I've now owned two Kindle devices in succession — one a 4th gen and more recently a 10th gen — and the use case for this device gets less impressive with every passing year. Not because I hate e-books, but because dedicated e-readers have been losing out to phones and Plain Old Tablets for a good half a decade or more now.

The main reason I started with a Kindle way back when was twofold: the e-ink display for comfortable reading, and the amazing battery life. This was before better battery chemistries and more casual charging and processors with far greater power efficiencies were the norm, so the Kindle felt like it had huge advantages over other devices. Now a $120 Android tablet gets an all-day charge and then some, and has all the advantages of a full-blown tablet on top of it.

This last point stands in stark contrast to the Kindle's laggy, draggy interface. This device has been out for I don't know how long now, and it still has such UI lag that half the time I end up with input queuing problems. Touches on the display end up getting sent to the wrong element, because the UI lags a step or more behind what's actually going on. Zooming on content is agonizing. There is no orientation sensor, so I can't read in landscape mode (something I really need to do when I have to zoom in on a PDF). And so on.

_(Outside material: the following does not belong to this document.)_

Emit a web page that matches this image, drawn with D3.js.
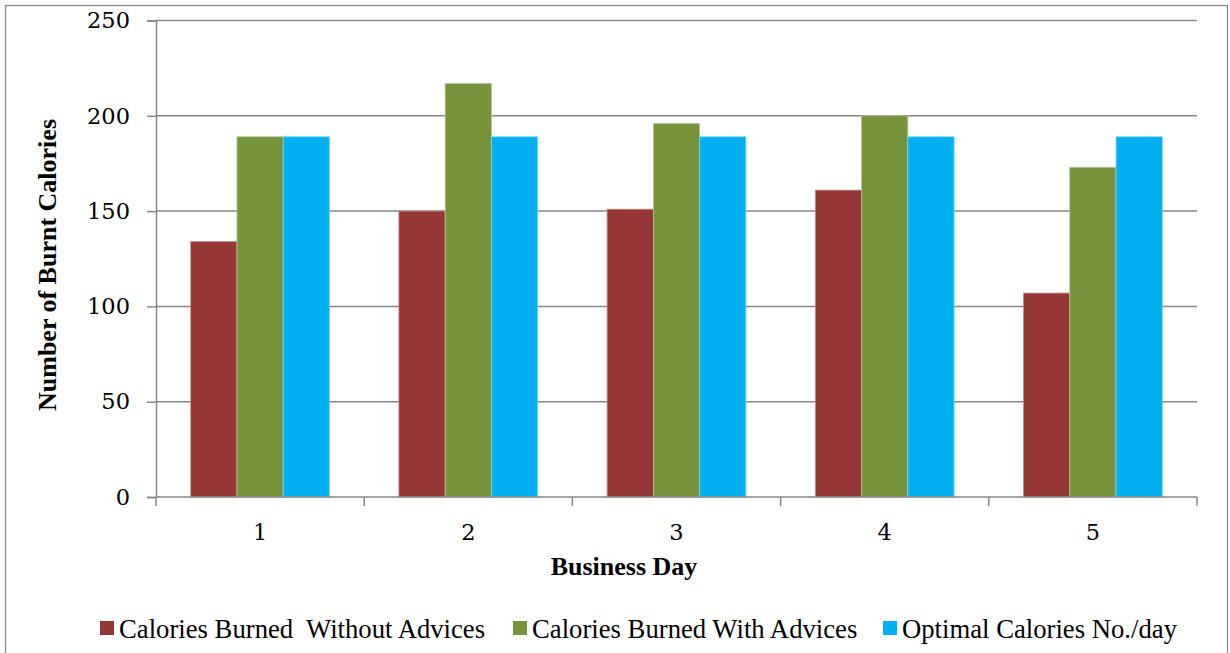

So much of the appeal of the Kindle was to have a dedicated device for reading, something where the other distractions present in such a device are either cut down or eliminated altogether. Ironic, then, that the one thing it's supposed to be good for, reading, it isn't very good at for a whole host of irritating little reasons.

To be fair, as long as I don't do anything other than turn pages and browse my collection, the Kindle isn't bad. But the minute I step out of that very narrow range of tasks, it becomes clunky. And it is far too easy to step out of that task range without realizing I have to.

It's depressing, really, that for what I paid for this thing, I could now get a tablet that does more, has at least as good battery life (maybe even more so), a slightly larger and even better display (e-ink is, I'm finding, overrated), and a system that I already know about and can work with more readily than the Kindle's own janky software. Buyer beware, and all that.